Show me more by showing me less.
I need you to simplify, and that’s not easy. Steve Jobs once observed that “Simple can be harder than complex. You have to work hard to get your thinking clean to make it simple.”
You’ve probably nailed focusing the camera, so stop worrying about that and put more effort into focusing yourself (first) and the photograph.
This question continues to guide my own efforts: how much can I remove from the frame before I lose what is essential? That does not always mean the tightest crop possible. The negative space is often essential, and removing it can destroy the feeling I’m trying to create.
Only you know what is and isn’t essential because only you know what your photograph is about. And only once you’ve removed what is inessential will I have any hope of knowing that as well.
For the Love of the Photograph,
David
New Desktop Wallpapers
It’s been a while since I gave you some desktop wallpapers. These should look great on anything up to a 4K monitor. Click this link HERE or the image above to download a zip folder of 24 wallpapers, most of them from 2024, but I’ve thrown in some favourites from the last couple of years. I hope you enjoy—and find some wonder or inspiration in them.
Comments
I am not a great photographer, but not a bad one either. I have made great pictures thanks to a strange ‘house’. Filled to the brim with old iron stoves, lamps, all sorts of things, and everything was falling apart with rust. But everything had lived a ‘full’ life.

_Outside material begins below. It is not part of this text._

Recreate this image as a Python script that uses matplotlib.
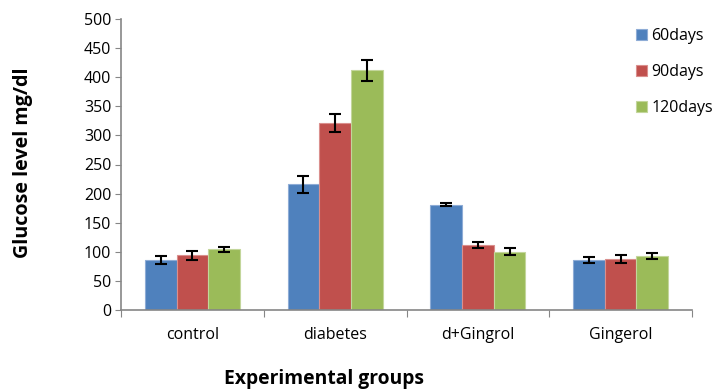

Dark, dusty, rays of light, an artist with a huge focus on whatever he did. Everything was photogenic, wherever I pointed my Leica. Back then without autofocus, which was quite a challenge in those dark spaces, with a wide-open shutter.
Your blog taught me lots of things, but this one about showing what matters and removing the clutter also taught me about talking. I can be entertaining, certainly with this life I lived that offers so many interesting stories. But quite often it becomes on and on information. I have to focus on what matters and on the other person. My inner autofocus needs work, both for the real subject of what I say and its direction, the other person.
Thanks!
Thank you so much for your generosity, your words of wisdom and energy- so inspiring
I’m going to use the first elephant image as my new wallpaper and digital frame wall art.
Great article and amazing photos that truly tell stories. I’m inspired!
I totally agree, simplicity is an art & focus is even more important than technical skill, even though skill enhances both, Japanese woodblock prints are excellent studies in simplicity.
A quote I always gave my students:
“Perfection is achieved, not when there is nothing more to add, but when there is nothing left to take away.”
― Antoine de Saint-Exupéry
While I’m at it, I also recommend the book Art & Fear by photographers David Bayles and Ted Orland (Capra Press, 1993). Slim. Revealing. Important.
Thank you for another great article David. I really like your point of view and the images you kindly sharing with us. When I was reading your comment about the bear, the part where you say it’s just a bear I remember a scene in the movie “The salt of the earth” when Sebastião Salgado is talking to his son and he is advising not to photograph the bear because there is nothing interesting about it. It’s just a bear. He advised him that they need to wait for an interesting frame.
Thank you again!
Best photographic advice – and life advice – I have been gifted in quite some time. Thank you!